Berlin - Zahlen nennt Olaf Scholz nicht, doch er verströmt großkoalitionäre Zuversicht. „Wir werden uns einigen, und Sie werden sich freuen“, kündigt der Parlamentarische Geschäftsführer der SPD am Mittwoch an. „Spätestens nächste Woche“ wollen die Fraktionschefs von Union und SPD die neue Einigung bei der Familienförderung verkünden. Derweil rechnen die Fachleute, denn diesmal soll der Kompromiss halten. Man habe sich, sagt Scholz, gegenseitig ein „Seriösitätsversprechen“ gegeben.

Nicht ohne Grund. Die steuerliche Absetzbarkeit von Kinderbetreuungskosten, von der Koalitionsklausur in Genshagen als Teil des 25-Milliarden-Programms beschlossen, wird bei Union und SPD unverändert von guten Absichten getragen. Aber nicht von gleichen. Unmittelbar nach Genshagen entdeckten beide Seiten Grundsätze im Detail.

In der Union wurde die Frage gestellt, ob mit der Steuerbegünstigung für berufstätige Eltern nicht ein Familienleitbild einseitig begünstig würde. Die daraus folgende Forderung, die Steuerentlastung auf Einzelverdienerfamilien auszuweiten, hat zwar den Segen von Bundeskanzlerin Angela Merkel gefunden, die damit Bedenken aus den eigenen Reihen entgegengekommen ist. Für die SPD wäre das aber eine weitere Hürde. Denn die Sozialdemokraten haben Genshagen ihrerseits mit grundsätzlichen Einwänden in Frage gestellt. Die Regelung entlastet nämlich erst oberhalb eines Sockelbetrags von 1000 Euro. Wer es also besonders nötig hat, nämlich Alleinerziehende und Geringverdiener, hat nichts oder weniger davon als gut verdienende Mittelschichtenfamilien. Außerdem betont die SPD, es müsse mit dieser Maßnahme in erster Linie um die bessere Vereinbarkeit von Beruf und Familie, also die steuerliche Begünstigung jeder Form von Kinderbetreuung gehen. Die Union verweist dagegen darauf, es gehe in erster Linie um die Schaffung von Arbeitsplätzen in privaten Haushalten – eine Begründung, mit der sich CDU-Chefin Angela Merkel die unausgetragenen Familienfragen in den eigenen Reihen vom Leib halten will.
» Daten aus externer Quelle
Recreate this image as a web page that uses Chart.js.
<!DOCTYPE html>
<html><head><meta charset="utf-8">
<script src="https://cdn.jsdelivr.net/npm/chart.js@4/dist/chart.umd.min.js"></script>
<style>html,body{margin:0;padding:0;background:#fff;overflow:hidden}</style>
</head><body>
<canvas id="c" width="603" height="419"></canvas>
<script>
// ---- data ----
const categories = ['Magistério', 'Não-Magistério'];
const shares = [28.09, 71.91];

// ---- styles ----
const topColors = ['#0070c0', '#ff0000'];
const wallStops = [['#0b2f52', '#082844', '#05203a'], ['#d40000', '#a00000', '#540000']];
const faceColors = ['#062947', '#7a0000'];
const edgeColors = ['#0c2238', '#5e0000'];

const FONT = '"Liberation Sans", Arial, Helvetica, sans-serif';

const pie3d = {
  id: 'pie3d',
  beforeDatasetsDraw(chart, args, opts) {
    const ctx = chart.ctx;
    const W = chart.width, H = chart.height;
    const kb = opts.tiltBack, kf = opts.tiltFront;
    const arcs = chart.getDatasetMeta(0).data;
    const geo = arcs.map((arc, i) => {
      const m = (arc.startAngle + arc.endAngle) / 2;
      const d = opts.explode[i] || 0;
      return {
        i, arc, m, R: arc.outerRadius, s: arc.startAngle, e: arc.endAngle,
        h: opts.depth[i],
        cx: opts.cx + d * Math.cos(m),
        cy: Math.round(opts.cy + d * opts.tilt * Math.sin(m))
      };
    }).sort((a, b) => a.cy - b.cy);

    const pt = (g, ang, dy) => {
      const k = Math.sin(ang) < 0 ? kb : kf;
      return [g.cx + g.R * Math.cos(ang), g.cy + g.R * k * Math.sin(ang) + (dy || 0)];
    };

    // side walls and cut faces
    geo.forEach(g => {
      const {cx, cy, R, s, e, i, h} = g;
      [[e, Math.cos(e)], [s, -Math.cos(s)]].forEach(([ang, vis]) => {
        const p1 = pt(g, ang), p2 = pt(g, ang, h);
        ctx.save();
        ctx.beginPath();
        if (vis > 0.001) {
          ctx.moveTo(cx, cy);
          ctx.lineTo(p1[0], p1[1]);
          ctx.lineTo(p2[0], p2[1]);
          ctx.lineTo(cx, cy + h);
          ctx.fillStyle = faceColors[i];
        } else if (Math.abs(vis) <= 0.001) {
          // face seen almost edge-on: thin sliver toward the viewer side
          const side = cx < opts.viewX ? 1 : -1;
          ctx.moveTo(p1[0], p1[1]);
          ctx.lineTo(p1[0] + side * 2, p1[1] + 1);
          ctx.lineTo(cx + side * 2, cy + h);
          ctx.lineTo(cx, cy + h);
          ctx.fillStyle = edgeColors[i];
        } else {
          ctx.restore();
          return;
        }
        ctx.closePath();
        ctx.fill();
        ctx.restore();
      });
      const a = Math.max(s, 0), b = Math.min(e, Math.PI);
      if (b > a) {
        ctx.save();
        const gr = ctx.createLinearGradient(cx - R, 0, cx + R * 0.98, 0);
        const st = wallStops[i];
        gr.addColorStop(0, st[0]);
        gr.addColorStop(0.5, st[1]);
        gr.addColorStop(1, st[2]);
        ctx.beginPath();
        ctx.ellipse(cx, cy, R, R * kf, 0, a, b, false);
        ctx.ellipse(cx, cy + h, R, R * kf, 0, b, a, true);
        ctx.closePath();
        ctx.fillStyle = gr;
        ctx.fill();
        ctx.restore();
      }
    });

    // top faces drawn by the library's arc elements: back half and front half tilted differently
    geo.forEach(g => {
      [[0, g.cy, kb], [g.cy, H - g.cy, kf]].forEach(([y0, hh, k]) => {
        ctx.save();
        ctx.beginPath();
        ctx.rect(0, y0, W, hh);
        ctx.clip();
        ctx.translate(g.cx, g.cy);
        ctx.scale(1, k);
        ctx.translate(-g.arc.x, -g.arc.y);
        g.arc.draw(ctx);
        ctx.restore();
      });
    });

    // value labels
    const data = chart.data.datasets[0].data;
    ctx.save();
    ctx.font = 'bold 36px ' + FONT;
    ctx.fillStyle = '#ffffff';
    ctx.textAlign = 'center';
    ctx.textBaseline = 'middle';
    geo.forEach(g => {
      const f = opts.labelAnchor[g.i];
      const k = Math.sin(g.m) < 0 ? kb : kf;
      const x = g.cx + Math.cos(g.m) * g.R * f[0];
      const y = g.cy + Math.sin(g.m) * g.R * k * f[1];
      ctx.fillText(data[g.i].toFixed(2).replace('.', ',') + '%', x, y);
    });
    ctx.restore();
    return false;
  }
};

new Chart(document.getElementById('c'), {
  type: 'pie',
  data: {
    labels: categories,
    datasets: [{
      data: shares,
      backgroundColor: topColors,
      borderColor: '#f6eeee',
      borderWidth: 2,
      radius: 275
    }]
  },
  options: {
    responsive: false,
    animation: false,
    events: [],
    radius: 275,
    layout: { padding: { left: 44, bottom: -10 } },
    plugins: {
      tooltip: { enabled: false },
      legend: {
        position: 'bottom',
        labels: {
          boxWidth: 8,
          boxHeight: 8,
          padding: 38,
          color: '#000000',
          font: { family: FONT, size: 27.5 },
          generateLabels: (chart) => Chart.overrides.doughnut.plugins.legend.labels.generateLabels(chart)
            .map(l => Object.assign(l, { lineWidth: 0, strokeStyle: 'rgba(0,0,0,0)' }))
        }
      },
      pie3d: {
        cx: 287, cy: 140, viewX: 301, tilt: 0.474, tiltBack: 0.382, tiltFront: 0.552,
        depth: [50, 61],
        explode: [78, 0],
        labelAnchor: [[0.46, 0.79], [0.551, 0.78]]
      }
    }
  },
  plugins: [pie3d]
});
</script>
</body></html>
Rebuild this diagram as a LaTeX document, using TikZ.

Fest steht für die fleißigen Rechner nur der feste Rahmen, den der Finanzminister gesetzt hat: Mehr als 460 Millionen Euro darf das Ganze nicht kosten. Der Kompromiss muss also dem übersichtlichen Schema folgen: Wer mehr will, muss anderswo abgeben. Wenn beispielsweise der Sockel gesenkt wird, kann die Förderung nur für Kinder bis zu 12, nicht 14 Jahren finanziert werden. Und die zusätzliche Förderung der Einzelverdienerfamilie dürfte sich durch den finanzpolitischen Hinweis erledigen, dass sie durch das Ehegattensplitting bereits kräftig steuerlich begünstigt wird.

Es ist wahrscheinlich, dass die große Koalition diese Rechenübung erfolgreich zu Ende bringen wird. Erstaunlich aber bleibt, wie sehr die Familienpolitik an Grundsätze rührt, selbst wenn es nur um kleine Münze geht. SPD-Chef Matthias Platzeck begleitet die Kompromisssuche mit einem großen Interview in der „Zeit“, Familienministerin Ursula von der Leyen (CDU) äußert sich im „Stern“. Platzeck akzentuiert die Vereinbarkeit von Familie und Beruf – ausdrücklich gegen Merkels Begründung.